> [What you will do]: Using the data below, output the first line and every line after it up to and including the line containing "const samplesPerDay = 48;", exactly as written and with nothing added.

> [Data shown]:
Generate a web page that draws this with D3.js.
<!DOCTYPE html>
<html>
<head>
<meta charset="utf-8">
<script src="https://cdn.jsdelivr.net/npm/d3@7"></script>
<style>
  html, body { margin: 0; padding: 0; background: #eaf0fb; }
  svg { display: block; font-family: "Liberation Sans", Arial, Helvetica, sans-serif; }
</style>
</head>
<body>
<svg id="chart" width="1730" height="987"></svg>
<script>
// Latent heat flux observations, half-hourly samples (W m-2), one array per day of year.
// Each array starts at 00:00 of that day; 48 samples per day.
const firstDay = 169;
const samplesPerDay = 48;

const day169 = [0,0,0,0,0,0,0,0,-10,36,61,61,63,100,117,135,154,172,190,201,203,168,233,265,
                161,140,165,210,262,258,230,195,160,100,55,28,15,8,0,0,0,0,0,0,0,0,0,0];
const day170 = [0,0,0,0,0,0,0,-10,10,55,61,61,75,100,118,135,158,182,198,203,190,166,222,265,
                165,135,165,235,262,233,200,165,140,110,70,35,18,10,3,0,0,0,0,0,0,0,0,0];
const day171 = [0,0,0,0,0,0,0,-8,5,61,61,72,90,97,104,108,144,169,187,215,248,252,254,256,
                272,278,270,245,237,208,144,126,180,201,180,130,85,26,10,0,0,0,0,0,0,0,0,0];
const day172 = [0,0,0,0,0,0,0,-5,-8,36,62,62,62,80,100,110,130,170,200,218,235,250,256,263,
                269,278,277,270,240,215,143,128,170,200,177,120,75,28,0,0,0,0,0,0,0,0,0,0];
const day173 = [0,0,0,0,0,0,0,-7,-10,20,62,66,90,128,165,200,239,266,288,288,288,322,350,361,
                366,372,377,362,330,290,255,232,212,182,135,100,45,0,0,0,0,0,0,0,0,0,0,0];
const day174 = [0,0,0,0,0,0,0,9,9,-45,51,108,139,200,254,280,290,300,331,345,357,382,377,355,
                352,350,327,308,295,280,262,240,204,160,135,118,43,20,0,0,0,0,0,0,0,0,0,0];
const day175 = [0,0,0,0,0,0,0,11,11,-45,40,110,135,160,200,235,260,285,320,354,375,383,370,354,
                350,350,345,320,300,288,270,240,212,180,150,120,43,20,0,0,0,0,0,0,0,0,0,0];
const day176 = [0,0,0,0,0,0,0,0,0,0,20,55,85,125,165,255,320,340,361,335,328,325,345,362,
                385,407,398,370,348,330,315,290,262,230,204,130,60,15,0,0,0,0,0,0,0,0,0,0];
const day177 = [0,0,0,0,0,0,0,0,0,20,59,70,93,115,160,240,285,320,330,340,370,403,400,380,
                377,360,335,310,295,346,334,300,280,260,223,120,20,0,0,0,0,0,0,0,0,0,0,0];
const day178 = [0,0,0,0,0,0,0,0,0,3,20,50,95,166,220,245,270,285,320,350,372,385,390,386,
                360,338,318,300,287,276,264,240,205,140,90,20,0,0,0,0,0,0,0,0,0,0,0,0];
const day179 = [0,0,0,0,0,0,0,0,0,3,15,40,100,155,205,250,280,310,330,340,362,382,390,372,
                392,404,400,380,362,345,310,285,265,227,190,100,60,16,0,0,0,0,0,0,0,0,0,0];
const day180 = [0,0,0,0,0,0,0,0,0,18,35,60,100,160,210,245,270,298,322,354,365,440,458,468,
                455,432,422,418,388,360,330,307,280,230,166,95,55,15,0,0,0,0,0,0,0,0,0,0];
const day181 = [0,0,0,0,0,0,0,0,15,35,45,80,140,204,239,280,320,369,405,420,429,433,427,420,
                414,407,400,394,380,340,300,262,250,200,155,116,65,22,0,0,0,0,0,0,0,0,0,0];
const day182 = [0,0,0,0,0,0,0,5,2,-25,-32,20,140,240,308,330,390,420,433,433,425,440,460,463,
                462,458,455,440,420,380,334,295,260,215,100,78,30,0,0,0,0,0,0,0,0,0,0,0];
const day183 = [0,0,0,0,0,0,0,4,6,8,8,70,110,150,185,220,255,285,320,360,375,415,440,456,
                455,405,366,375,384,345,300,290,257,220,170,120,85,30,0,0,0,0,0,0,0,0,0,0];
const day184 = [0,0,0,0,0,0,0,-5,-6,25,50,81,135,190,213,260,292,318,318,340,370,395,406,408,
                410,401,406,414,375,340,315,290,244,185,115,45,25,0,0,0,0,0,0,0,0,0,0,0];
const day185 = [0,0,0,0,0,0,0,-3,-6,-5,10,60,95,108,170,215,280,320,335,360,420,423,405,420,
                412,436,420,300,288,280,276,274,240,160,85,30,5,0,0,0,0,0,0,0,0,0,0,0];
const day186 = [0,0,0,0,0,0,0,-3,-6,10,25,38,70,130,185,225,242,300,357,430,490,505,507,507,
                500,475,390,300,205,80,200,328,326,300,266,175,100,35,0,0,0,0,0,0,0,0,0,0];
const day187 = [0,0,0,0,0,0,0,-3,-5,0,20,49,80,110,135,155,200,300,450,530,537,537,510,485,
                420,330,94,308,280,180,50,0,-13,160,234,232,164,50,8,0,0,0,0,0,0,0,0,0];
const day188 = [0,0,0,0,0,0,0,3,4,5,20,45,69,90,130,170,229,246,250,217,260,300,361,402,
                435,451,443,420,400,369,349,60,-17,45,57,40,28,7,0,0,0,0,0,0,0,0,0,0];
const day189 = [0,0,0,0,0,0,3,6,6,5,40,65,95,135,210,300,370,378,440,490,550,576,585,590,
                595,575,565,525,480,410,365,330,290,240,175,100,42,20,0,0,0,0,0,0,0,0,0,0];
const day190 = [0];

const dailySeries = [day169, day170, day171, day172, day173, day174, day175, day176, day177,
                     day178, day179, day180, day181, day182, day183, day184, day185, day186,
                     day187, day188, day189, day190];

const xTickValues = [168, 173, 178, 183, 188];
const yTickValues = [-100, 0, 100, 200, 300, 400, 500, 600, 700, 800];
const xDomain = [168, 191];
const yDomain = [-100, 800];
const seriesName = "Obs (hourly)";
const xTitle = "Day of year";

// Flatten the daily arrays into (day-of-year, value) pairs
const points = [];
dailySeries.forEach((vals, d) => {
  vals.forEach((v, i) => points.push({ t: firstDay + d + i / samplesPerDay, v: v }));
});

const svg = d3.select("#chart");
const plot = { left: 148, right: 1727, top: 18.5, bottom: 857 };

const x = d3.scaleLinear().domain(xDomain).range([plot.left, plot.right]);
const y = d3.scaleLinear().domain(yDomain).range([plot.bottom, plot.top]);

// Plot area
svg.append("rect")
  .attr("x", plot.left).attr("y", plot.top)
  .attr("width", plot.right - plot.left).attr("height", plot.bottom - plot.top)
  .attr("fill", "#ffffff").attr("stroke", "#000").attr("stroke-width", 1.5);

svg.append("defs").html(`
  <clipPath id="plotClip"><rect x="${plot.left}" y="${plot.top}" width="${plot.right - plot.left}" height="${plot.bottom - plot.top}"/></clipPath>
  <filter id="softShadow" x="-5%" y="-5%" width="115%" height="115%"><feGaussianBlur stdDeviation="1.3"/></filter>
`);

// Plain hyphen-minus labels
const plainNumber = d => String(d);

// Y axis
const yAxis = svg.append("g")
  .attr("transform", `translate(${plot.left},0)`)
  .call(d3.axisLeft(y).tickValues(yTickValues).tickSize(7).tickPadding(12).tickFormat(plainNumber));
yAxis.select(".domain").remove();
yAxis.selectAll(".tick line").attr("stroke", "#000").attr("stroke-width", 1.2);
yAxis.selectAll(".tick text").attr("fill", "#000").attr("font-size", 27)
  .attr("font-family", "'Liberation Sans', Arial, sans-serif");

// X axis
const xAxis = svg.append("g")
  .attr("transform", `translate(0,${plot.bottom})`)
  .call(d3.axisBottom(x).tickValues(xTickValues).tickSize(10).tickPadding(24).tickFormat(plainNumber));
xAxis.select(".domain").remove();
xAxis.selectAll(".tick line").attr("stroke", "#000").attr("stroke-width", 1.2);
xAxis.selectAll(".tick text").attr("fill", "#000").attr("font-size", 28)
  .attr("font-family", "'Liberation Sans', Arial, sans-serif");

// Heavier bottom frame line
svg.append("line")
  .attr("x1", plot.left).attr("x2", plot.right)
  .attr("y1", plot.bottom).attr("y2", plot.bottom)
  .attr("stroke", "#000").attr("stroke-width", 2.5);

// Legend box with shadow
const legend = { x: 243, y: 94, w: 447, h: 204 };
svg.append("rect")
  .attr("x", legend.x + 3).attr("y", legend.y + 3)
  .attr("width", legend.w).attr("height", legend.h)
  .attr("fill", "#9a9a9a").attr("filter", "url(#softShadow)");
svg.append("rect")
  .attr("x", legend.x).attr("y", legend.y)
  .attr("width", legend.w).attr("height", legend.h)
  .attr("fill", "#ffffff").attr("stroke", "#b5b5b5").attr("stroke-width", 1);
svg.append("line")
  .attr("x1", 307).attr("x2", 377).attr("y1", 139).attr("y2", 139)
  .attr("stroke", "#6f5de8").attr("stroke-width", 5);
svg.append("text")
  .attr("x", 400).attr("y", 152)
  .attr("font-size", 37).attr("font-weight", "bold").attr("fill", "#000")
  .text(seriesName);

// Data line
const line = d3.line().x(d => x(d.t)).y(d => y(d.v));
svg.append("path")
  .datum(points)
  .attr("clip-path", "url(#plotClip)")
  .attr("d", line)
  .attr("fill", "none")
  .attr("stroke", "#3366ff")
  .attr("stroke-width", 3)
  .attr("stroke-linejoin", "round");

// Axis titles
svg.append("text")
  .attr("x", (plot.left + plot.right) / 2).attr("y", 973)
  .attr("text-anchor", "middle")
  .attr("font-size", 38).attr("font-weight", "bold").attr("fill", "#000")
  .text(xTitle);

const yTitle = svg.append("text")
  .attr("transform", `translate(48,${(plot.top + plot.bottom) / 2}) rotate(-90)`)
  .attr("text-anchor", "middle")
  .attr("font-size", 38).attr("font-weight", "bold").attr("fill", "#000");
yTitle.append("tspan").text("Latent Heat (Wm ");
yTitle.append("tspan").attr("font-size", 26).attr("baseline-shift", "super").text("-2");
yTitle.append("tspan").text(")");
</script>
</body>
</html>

> [Result]:
Generate a web page that draws this with D3.js.
<!DOCTYPE html>
<html>
<head>
<meta charset="utf-8">
<script src="https://cdn.jsdelivr.net/npm/d3@7"></script>
<style>
  html, body { margin: 0; padding: 0; background: #eaf0fb; }
  svg { display: block; font-family: "Liberation Sans", Arial, Helvetica, sans-serif; }
</style>
</head>
<body>
<svg id="chart" width="1730" height="987"></svg>
<script>
// Latent heat flux observations, half-hourly samples (W m-2), one array per day of year.
// Each array starts at 00:00 of that day; 48 samples per day.
const firstDay = 169;
const samplesPerDay = 48;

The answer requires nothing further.